As a result of Ternium Sidor's cooperation with the Venezuelan government to reach an agreement to change what Venezuela's President Hugo Chavez called "unscrupulous business practices"; Venezuela's mining minister announced Friday that Venezuela no longer has any plans to nationalize Sidor.
After negotiating with Venezuela's Ministry of Basic Industries and Mining (MIBAM), Sidor has agreed to lower its steel product prices for Venezuela's home market and invest nearly US$500 million to create more production line and jobs. On Friday, Mining Minister Jose Khan told reporters that the government was satisfied that Sidor would provide enough steel for its domestic market, at or below international prices.
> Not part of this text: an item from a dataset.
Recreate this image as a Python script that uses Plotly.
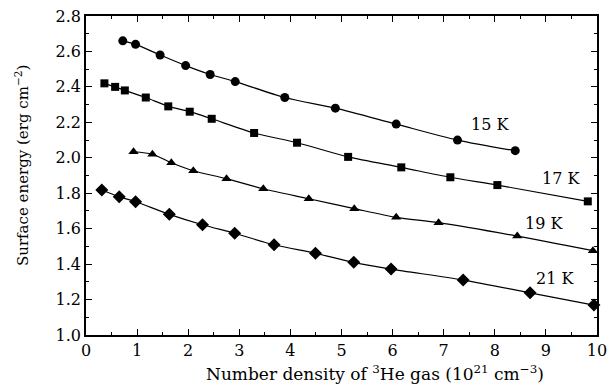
import plotly.graph_objects as go

# 15 K (circles)
x15 = [0.72, 0.97, 1.45, 1.95, 2.43, 2.92, 3.89, 4.88, 6.07, 7.27, 8.40]
y15 = [2.66, 2.64, 2.58, 2.52, 2.47, 2.43, 2.34, 2.28, 2.19, 2.10, 2.04]
# 17 K (squares)
x17 = [0.36, 0.57, 0.76, 1.17, 1.61, 2.03, 2.46, 3.29, 4.13, 5.13, 6.17, 7.13, 8.05, 9.82]
y17 = [2.42, 2.40, 2.38, 2.34, 2.29, 2.26, 2.22, 2.14, 2.085, 2.005, 1.946, 1.89, 1.846, 1.754]
# 19 K (triangles)
x19 = [0.93, 1.30, 1.67, 2.10, 2.75, 3.47, 4.36, 5.25, 6.07, 6.90, 8.44, 9.92]
y19 = [2.034, 2.02, 1.972, 1.927, 1.882, 1.825, 1.769, 1.713, 1.664, 1.634, 1.558, 1.476]
# 21 K (diamonds)
x21 = [0.31, 0.65, 0.97, 1.63, 2.28, 2.91, 3.68, 4.49, 5.24, 5.97, 7.38, 8.69, 9.94]
y21 = [1.818, 1.78, 1.752, 1.681, 1.622, 1.574, 1.509, 1.461, 1.41, 1.372, 1.31, 1.238, 1.169]

labels = ["15 K", "17 K", "19 K", "21 K"]
label_x = [7.90, 9.30, 8.97, 9.17]
label_y = [2.185, 1.884, 1.63, 1.32]

x_title = "Number density of <sup>3</sup>He gas (10<sup>21</sup> cm<sup>\u22123</sup>)"
y_title = "Surface energy (erg cm<sup>\u22122</sup>)"

series = [
    (x15, y15, "circle", 9),
    (x17, y17, "square", 8),
    (x19, y19, "triangle-up", 9),
    (x21, y21, "diamond", 10),
]

FONT = "DejaVu Serif"
fig = go.Figure()
for (xs, ys, sym, sz), name in zip(series, labels):
    fig.add_trace(go.Scatter(
        x=xs, y=ys, mode="lines+markers", name=name,
        line=dict(color="black", width=1.2, shape="spline", smoothing=0.8),
        marker=dict(symbol=sym, size=sz, color="black"),
        cliponaxis=False, showlegend=False,
    ))

for t, lx, ly in zip(labels, label_x, label_y):
    fig.add_annotation(x=lx, y=ly, text=t, showarrow=False,
                       font=dict(family=FONT, size=16, color="black"))

fig.add_annotation(xref="paper", yref="paper", x=0.565, y=-0.12, text=x_title,
                   xanchor="center", yanchor="middle",
                   showarrow=False, font=dict(family=FONT, size=17, color="black"))
fig.add_annotation(xref="paper", yref="paper", x=-0.125, y=0.53, text=y_title,
                   xanchor="center", yanchor="middle",
                   textangle=-90, showarrow=False,
                   font=dict(family=FONT, size=15, color="black"))

axis_common = dict(
    showline=True, linecolor="black", linewidth=1.5, mirror="ticks",
    ticks="inside", ticklen=6, tickwidth=1, tickcolor="black",
    showgrid=False, zeroline=False, automargin=False,
    tickfont=dict(family=FONT, size=16, color="black"),
)

fig.update_xaxes(range=[0, 10], dtick=1, tick0=0,
                 minor=dict(dtick=0.5, ticks="inside", ticklen=3, tickcolor="black"),
                 **axis_common)
fig.update_yaxes(range=[1.0, 2.8], dtick=0.2, tick0=1.0, tickformat=".1f",
                 minor=dict(dtick=0.1, ticks="inside", ticklen=3, tickcolor="black"),
                 **axis_common)

fig.update_layout(
    width=609, height=385,
    margin=dict(l=86, r=12, t=16, b=50),
    paper_bgcolor="white", plot_bgcolor="white",
    font=dict(family=FONT, color="black"),
)
fig.write_html("out.html", config={"displayModeBar": False},
               post_script="document.body.style.margin='0';")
Sidor will resume talks with MIBAM next week. In mid-June, MIBAM and Ternium Sidor announced their tentative agreement, and since then the two parties have been working to refine the specifics of the agreement. Experts expect a final agreement to be reached, but some have voiced skepticism as to whether President Chavez will abide by its terms in the long run.
In May, Venezuela's President Hugo Chavez had threatened to nationalize Sidor if it did not focus on producing steel for its domestic market rather than for foreign markets, demanding that the company also lower prices for Venezuelan customers.
Sidor's parent company, Ternium SA, is controlled by the conglomerate Techint Group of Argentina. Many had speculated that Sidor's Argentine-owned parent company would ultimately prevent Mr. Chavez from nationalizing Sidor. Sidor was privatized in 1997, with Ternium holding a controlling 59.73 percent share in the company. The Venezuelan state controls 20.36 percent of Sidor through state heavy industry holding company CVG.